If this were a bare knuckle brawl, I’d have to go with Stone cause he’s a friggin looney toon.
For all the rest, I have to go with Spielberg. Even a bad Spielberg film is enjoyable. A bad Oliver Stone film makes me want to punish my television for letting me watch it.
The thing for me is this: When a Spielberg film is bad, it’s usually bad for the same reasons his previous films have been bad – over-obvious structure, sentimentalism, cop-out endings, reliance on spectacle, insincere concessions to lowest-common-denominator expectations, and so on.
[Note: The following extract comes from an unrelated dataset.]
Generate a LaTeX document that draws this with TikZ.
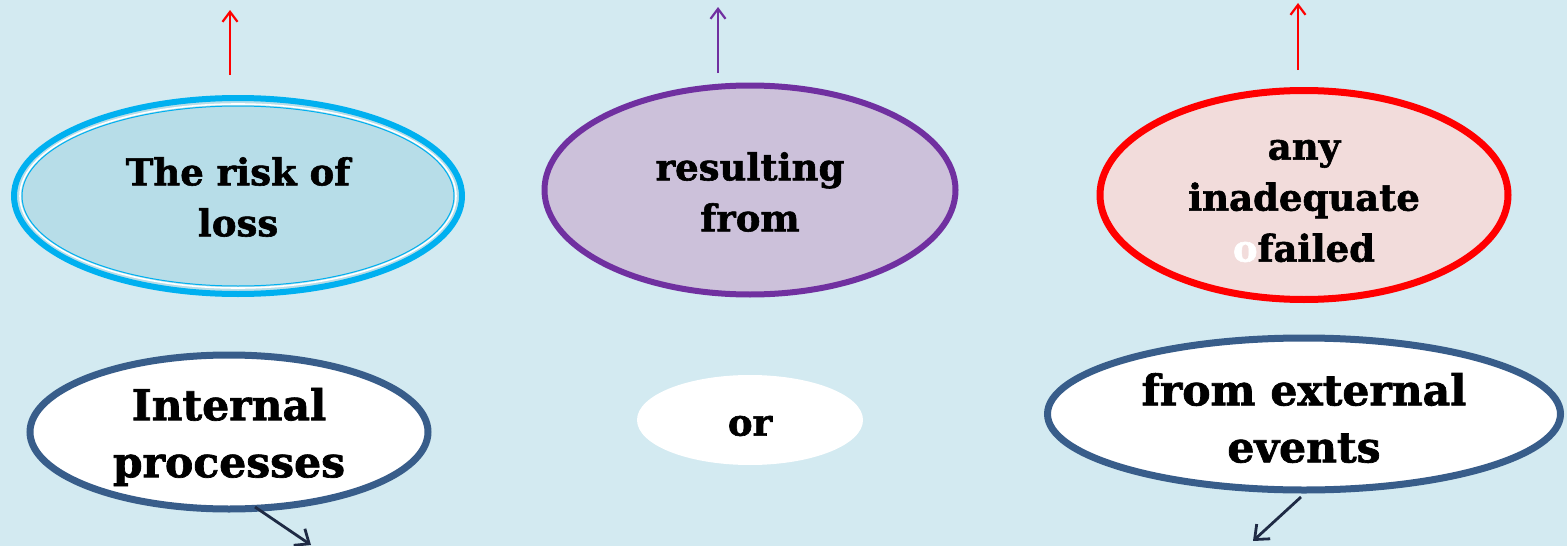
\documentclass[tikz,border=0pt]{standalone}
\usepackage{fontspec}
\setmainfont{DejaVu Serif}[BoldFeatures={FakeBold=1.6}]
\usetikzlibrary{shapes.geometric,arrows.meta,calc}
\definecolor{bgcol}{HTML}{D3EAF1}
\definecolor{bluefill}{HTML}{B7DDE8}
\definecolor{blueline}{HTML}{00B0F0}
\definecolor{purplefill}{HTML}{CCC1DA}
\definecolor{purpleline}{HTML}{7030A0}
\definecolor{redfill}{HTML}{F2DCDB}
\definecolor{navyline}{HTML}{385D8A}
\definecolor{arrownavy}{HTML}{1F2B45}
\tikzset{
  oval/.style={ellipse, inner sep=0pt},
  toptext/.style={align=center, text=black, font=\fontsize{37}{51}\selectfont\bfseries},
  bottext/.style={align=center, text=black, font=\fontsize{42.5}{57}\selectfont\bfseries},
  uparrow/.style={line width=2.2pt, -{Straight Barb[length=10pt,width=15pt]}},
  downarrow/.style={line width=2.8pt, arrownavy, -{Straight Barb[length=12pt,width=20pt]}}
}
\begin{document}
\begin{tikzpicture}[x=1pt,y=1pt]
  \fill[bgcol] (0,0) rectangle (1567,-546);
  \useasboundingbox (0,0) rectangle (1567,-546);

  % upper row: shapes
  \node[oval, fill=bluefill, draw=blueline, line width=6pt,
        minimum width=448pt, minimum height=196pt] (risk) at (238,-196) {};
  \draw[white, line width=1.6pt] (risk.center) ellipse [x radius=218, y radius=92];
  \draw[blueline, line width=1pt] (risk.center) ellipse [x radius=216, y radius=90];
  \node[oval, fill=purplefill, draw=purpleline, line width=6pt,
        minimum width=411pt, minimum height=209pt] (result) at (750,-190) {};
  \node[oval, fill=redfill, draw=red, line width=7pt,
        minimum width=408pt, minimum height=209pt] (failed) at (1304,-195) {};

  % upper row: labels
  \node[toptext] (risktxt) at ($(risk.center)+(0,-1)$) {The risk of\\loss};
  \node[toptext] (resulttxt) at ($(result.center)+(0,-2)$) {resulting\\from};
  \node[toptext] (failedtxt) at ($(failed.center)+(0,-6)$) {any\\inadequate\\\textcolor{white}{o}failed};

  % lower row: shapes
  \node[oval, fill=white, draw=navyline, line width=7pt,
        minimum width=398pt, minimum height=154pt] (internal) at (229,-432) {};
  \node[oval, fill=white, minimum width=226pt, minimum height=90pt] (or) at (750,-420) {};
  \node[oval, fill=white, draw=navyline, line width=7pt,
        minimum width=513pt, minimum height=152pt] (external) at (1304,-414) {};

  % lower row: labels
  \node[bottext] (internaltxt) at ($(internal.center)+(0,-5)$) {Internal\\processes};
  \node[toptext] (ortxt) at ($(or.center)+(0,-6)$) {or};
  \node[bottext] (externaltxt) at ($(external.center)+(0,-4)$) {from external\\events};

  % arrows
  \coordinate (a1s) at (230,-75);  \coordinate (a1e) at (230,-10);
  \coordinate (a2s) at (718,-73);  \coordinate (a2e) at (718,-7);
  \coordinate (a3s) at (1298,-70); \coordinate (a3e) at (1298,-3);
  \draw[uparrow, red] (a1s) -- (a1e);
  \draw[uparrow, purpleline] (a2s) -- (a2e);
  \draw[uparrow, red] (a3s) -- (a3e);

  \coordinate (b1s) at (255,-507); \coordinate (b1e) at (311,-545);
  \coordinate (b2s) at (1301,-497); \coordinate (b2e) at (1253,-541);
  \draw[downarrow] (b1s) -- (b1e);
  \draw[downarrow] (b2s) -- (b2e);
\end{tikzpicture}
\end{document}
But when a Stone film is bad, it’s often because he’s trying something new that doesn’t work, because he’s challenging himself but failing to meet his objective. (Spike Lee is similar, in my view.) I get a lot more out of movies that are bad for interesting reasons than I do from movies that are bad for uninteresting reasons.
And, though I don’t think it’s mentioned enough, Jaws is a masterpiece.
Though really I think the main reason was his cameraguy (a genius) and the lead trio, who created the greatest buddy-buddy-buddy combo I think I’ve ever seen in a mainstream movie.